TASK INSTRUCTIONS — Everything from the first line of the data below through the line that contains "const yTicks = [0,10,20,30,40,50,60,70,80,90,100];" should be written out exactly, please, and nothing more; the pictures stay out.

DATA SHOWN —
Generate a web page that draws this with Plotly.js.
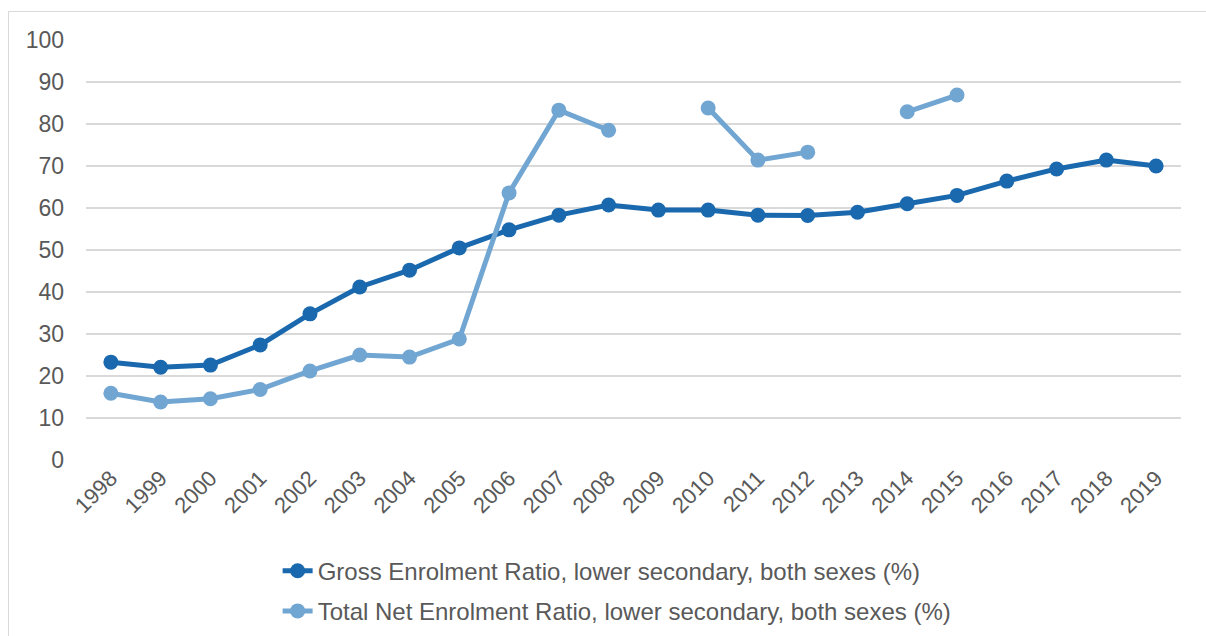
<!DOCTYPE html>
<html>
<head>
<meta charset="utf-8">
<script src="https://cdn.plot.ly/plotly-3.0.1.min.js"></script>
<style>
html,body{margin:0;padding:0;background:#fff;}
#wrap{position:relative;width:1206px;height:636px;overflow:hidden;}
#frame{position:absolute;left:8px;top:11px;width:1300px;height:700px;border-left:1px solid #d9d9d9;border-top:1px solid #d9d9d9;}
#chart{position:absolute;left:0;top:0;width:1206px;height:636px;}
</style>
</head>
<body>
<div id="wrap"><div id="frame"></div><div id="chart"></div></div>
<script>
const years = ['1998','1999','2000','2001','2002','2003','2004','2005','2006','2007','2008','2009','2010','2011','2012','2013','2014','2015','2016','2017','2018','2019'];
const grossName = 'Gross Enrolment Ratio, lower secondary, both sexes (%)';
const netName = 'Total Net Enrolment Ratio, lower secondary, both sexes (%)';
const grossValues = [23.3,22.1,22.6,27.4,34.8,41.2,45.2,50.5,54.8,58.3,60.7,59.5,59.5,58.3,58.2,59.0,61.0,63.0,66.4,69.3,71.4,70.0];
const netValues = [15.9,13.8,14.6,16.8,21.2,25.0,24.5,28.8,63.6,83.3,78.5,null,83.8,71.4,73.3,null,82.9,86.9,null,null,null,null];
const yTicks = [0,10,20,30,40,50,60,70,80,90,100];

const font = {family:'"Liberation Sans", Arial, sans-serif', color:'#595959'};
const data = [
  {x:years, y:grossValues, name:grossName, type:'scatter', mode:'lines+markers',
   line:{color:'#1a69ae', width:5}, marker:{color:'#1a69ae', size:15}, legendgroup:'g1', connectgaps:false},
  {x:years, y:netValues, name:netName, type:'scatter', mode:'lines+markers',
   line:{color:'#72a6d2', width:5}, marker:{color:'#72a6d2', size:15}, legendgroup:'g2', connectgaps:false}
];
const layout = {
  width:1206, height:636,
  margin:{l:86, r:25, t:40, b:176, autoexpand:false},
  paper_bgcolor:'rgba(0,0,0,0)', plot_bgcolor:'rgba(0,0,0,0)',
  font:Object.assign({size:22}, font),
  showlegend:true,
  legend:{orientation:'v', x:0.175, xanchor:'left', y:-0.211, yanchor:'top',
          font:Object.assign({size:24}, font), traceorder:'grouped', tracegroupgap:6,
          bgcolor:'rgba(0,0,0,0)'},
  xaxis:{type:'category', range:[-0.5,21.5], tickangle:-45, showgrid:false, zeroline:false, automargin:false,
         showline:false, ticks:'', tickfont:Object.assign({size:22}, font), fixedrange:true},
  yaxis:{range:[0,100], tickvals:yTicks, ticktext:yTicks.map(String), showgrid:true, gridcolor:'#d9d9d9', gridwidth:1.5,
         zeroline:false, showline:false, ticks:'', ticklabelstandoff:21, automargin:false,
         tickfont:Object.assign({size:23}, font), fixedrange:true}
};
Plotly.newPlot('chart', data, layout, {displayModeBar:false, staticPlot:true});
</script>
</body>
</html>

EXPECTED OUTPUT —
Generate a web page that draws this with Plotly.js.
<!DOCTYPE html>
<html>
<head>
<meta charset="utf-8">
<script src="https://cdn.plot.ly/plotly-3.0.1.min.js"></script>
<style>
html,body{margin:0;padding:0;background:#fff;}
#wrap{position:relative;width:1206px;height:636px;overflow:hidden;}
#frame{position:absolute;left:8px;top:11px;width:1300px;height:700px;border-left:1px solid #d9d9d9;border-top:1px solid #d9d9d9;}
#chart{position:absolute;left:0;top:0;width:1206px;height:636px;}
</style>
</head>
<body>
<div id="wrap"><div id="frame"></div><div id="chart"></div></div>
<script>
const years = ['1998','1999','2000','2001','2002','2003','2004','2005','2006','2007','2008','2009','2010','2011','2012','2013','2014','2015','2016','2017','2018','2019'];
const grossName = 'Gross Enrolment Ratio, lower secondary, both sexes (%)';
const netName = 'Total Net Enrolment Ratio, lower secondary, both sexes (%)';
const grossValues = [23.3,22.1,22.6,27.4,34.8,41.2,45.2,50.5,54.8,58.3,60.7,59.5,59.5,58.3,58.2,59.0,61.0,63.0,66.4,69.3,71.4,70.0];
const netValues = [15.9,13.8,14.6,16.8,21.2,25.0,24.5,28.8,63.6,83.3,78.5,null,83.8,71.4,73.3,null,82.9,86.9,null,null,null,null];
const yTicks = [0,10,20,30,40,50,60,70,80,90,100];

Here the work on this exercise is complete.